BAKERSFIELD, Calif. (KERO) — Time and time again health officials have said widespread vaccinations are the key to reopening the country. In Kern County, only select groups can get vaccinated right now. But that's set to change.
Per Governor Gavin Newsom's mandate, only people in Phase 1-a and 1-b can get vaccinated. This includes health care workers, pharmacy staff, people 65 and older, and educators. But the state is now expanding to those age 16 and up with underlying medical conditions.
"A lot of these groups that are now eligible are likely based upon the data that is showing who is much more susceptible to this disease," explained Michelle Corson of Kern County Public Health.
The California Department of Public Health released new vaccine eligibility guidelines Friday, giving many Californians with underlying conditions, access to a shot. Those conditions specified include current cancer patients, chronic kidney disease or pulmonary disease, type 2 diabetes, solid organ transplant, pregnancy, sickle cell disease, heart conditions, severe obesity, and type 2 diabetes.
According to data released in February, about 33 percent of Kern County residents who died from COVID also had diabetes. About 37 percent of local deaths also had hypertension listed as an underlying condition, but hypertension is not included in the new guidelines.
Another group that will be eligible are people who live or work in what the state calls congregate residential settings.
"So that is those who are incarcerated, in detention facilities, homeless shelters, behavioral health facilities," said Corson.
Health officials said public transit workers, including airport workers for commercial airlines, will also be eligible.

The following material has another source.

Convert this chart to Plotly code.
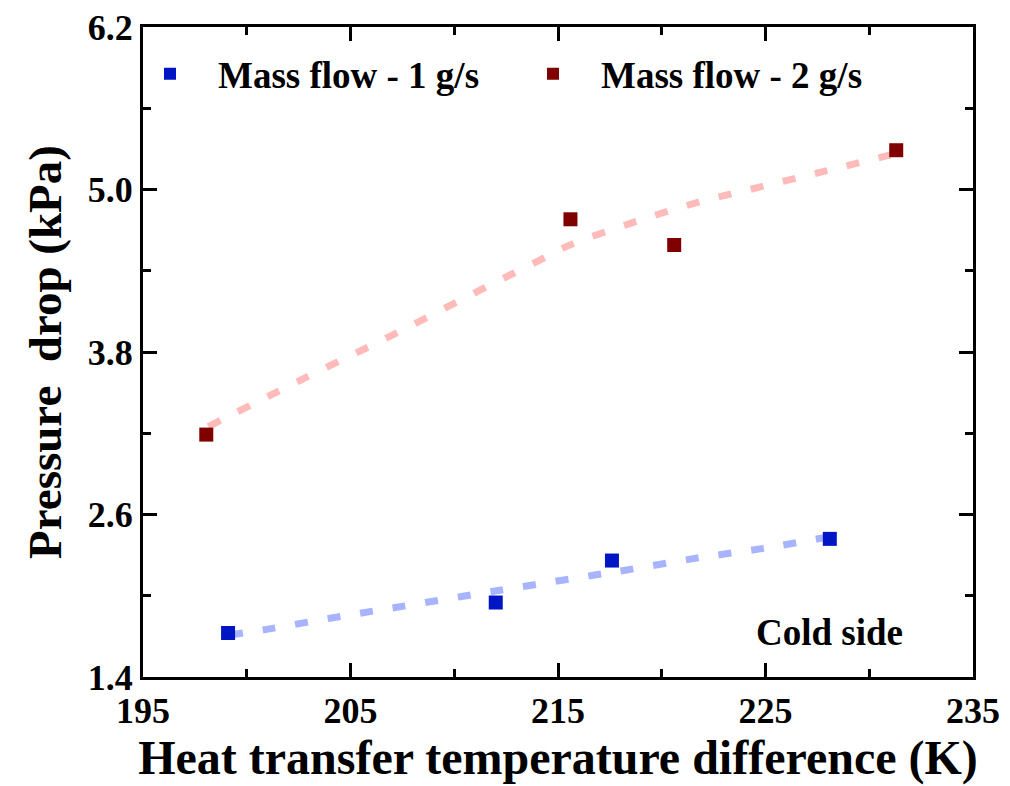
import plotly.graph_objects as go

# measured points
x1 = [199.1, 212.0, 217.6, 228.1]
y1 = [1.725, 1.95, 2.26, 2.42]
x2 = [198.05, 215.6, 220.6, 231.3]
y2 = [3.19, 4.78, 4.59, 5.29]

# fitted trend curves
fit1_x = [199.19, 200.96, 204.01, 207.23, 212.05, 216.70, 218.31, 221.52, 224.89, 227.95]
fit1_y = [1.710, 1.752, 1.834, 1.915, 2.037, 2.151, 2.190, 2.274, 2.350, 2.432]
fit2_x = [198.15, 202.60, 207.04, 211.26, 214.14, 215.59, 218.59, 221.69, 224.80, 227.91, 231.02]
fit2_y = [3.249, 3.593, 3.926, 4.258, 4.480, 4.591, 4.755, 4.903, 5.021, 5.137, 5.255]

xticks = [195, 205, 215, 225, 235]
yticks = [1.4, 2.6, 3.8, 5.0, 6.2]
yticktext = ["1.4", "2.6", "3.8", "5.0", "6.2"]

blue = "#0016c4"
red = "#800000"
font = "Liberation Serif"

fig = go.Figure()
fig.add_trace(go.Scatter(x=fit2_x, y=fit2_y, mode="lines", showlegend=False, hoverinfo="skip",
                         line=dict(color="#ffbaba", width=7, dash="13px,20px", shape="spline")))
fig.add_trace(go.Scatter(x=fit1_x, y=fit1_y, mode="lines", showlegend=False, hoverinfo="skip",
                         line=dict(color="#a8b4ff", width=7, dash="13px,20px", shape="spline")))
fig.add_trace(go.Scatter(x=x1, y=y1, mode="markers", name="<b>Mass flow - 1 g/s</b>", legend="legend",
                         marker=dict(symbol="square", size=14, color=blue)))
fig.add_trace(go.Scatter(x=x2, y=y2, mode="markers", name="<b>Mass flow - 2 g/s</b>", legend="legend2",
                         marker=dict(symbol="square", size=14, color=red)))

axis_common = dict(showline=True, linecolor="black", linewidth=3, mirror="ticks",
                   ticks="inside", tickwidth=3, ticklen=14, tickcolor="black",
                   showgrid=False, zeroline=False, automargin=False,
                   tickfont=dict(family=font, size=36, color="black", weight="bold"))

fig.update_xaxes(range=[195, 235], tickvals=xticks, ticktext=[f"<b>{v}</b>" for v in xticks],
                 minor=dict(dtick=5, tick0=195, ticks="inside", ticklen=8, tickwidth=3, tickcolor="black"),
                 ticklabelstandoff=0,
                 title=dict(text="<b>Heat transfer temperature difference (K)</b>",
                            font=dict(family=font, size=48, color="black"), standoff=10),
                 **axis_common)
fig.update_yaxes(range=[1.4, 6.2], tickvals=yticks, ticktext=[f"<b>{t}</b>" for t in yticktext],
                 minor=dict(dtick=0.6, tick0=1.4, ticks="inside", ticklen=8, tickwidth=3, tickcolor="black"),
                 ticklabelstandoff=0,
                 title=dict(text="<b>Pressure  drop (kPa)</b>",
                            font=dict(family=font, size=47, color="black"), standoff=12),
                 **axis_common)

fig.add_annotation(x=(829 - 143) / 830, y=(677 - 632) / 650, xref="x domain", yref="y domain",
                   text="<b>Cold side</b>", showarrow=False, xanchor="center", yanchor="middle",
                   font=dict(family=font, size=37, color="black"))

leg_common = dict(orientation="h", xanchor="left", yanchor="top",
                  font=dict(family=font, size=37, color="black"),
                  bgcolor="rgba(0,0,0,0)", itemwidth=86, itemsizing="constant")

fig.update_layout(
    width=1010, height=786,
    margin=dict(l=143, r=37, t=27, b=109),
    plot_bgcolor="white", paper_bgcolor="white",
    legend=dict(x=(122 - 143) / 830, y=0.975, **leg_common),
    legend2=dict(x=(505 - 143) / 830, y=0.975, **leg_common),
)

fig.write_html("out.html")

Kern Public Health said the new eligibility guidelines put out Friday are exciting. So, was President Joe Biden's announcement on Thursday that he wanted all adults to be vaccine-eligible by May.
"All adult Americans will be eligible to get a vaccine no later than May 1," said President Biden in an address to the nation on Thursday night.
Corson said that's a feasible goal but only if the vaccine supply is ramped up.
"The only thing that's missing is vaccines. So, once that vaccine starts flowing, we feel strongly that kern county is ready and able to meet the need."
Corson also said Biden's goal of returning to some form of normalcy by the Fourth of July is feasible in Kern County. That's as long as the COVID metrics continue improving, and again if vaccine distribution continues to increase.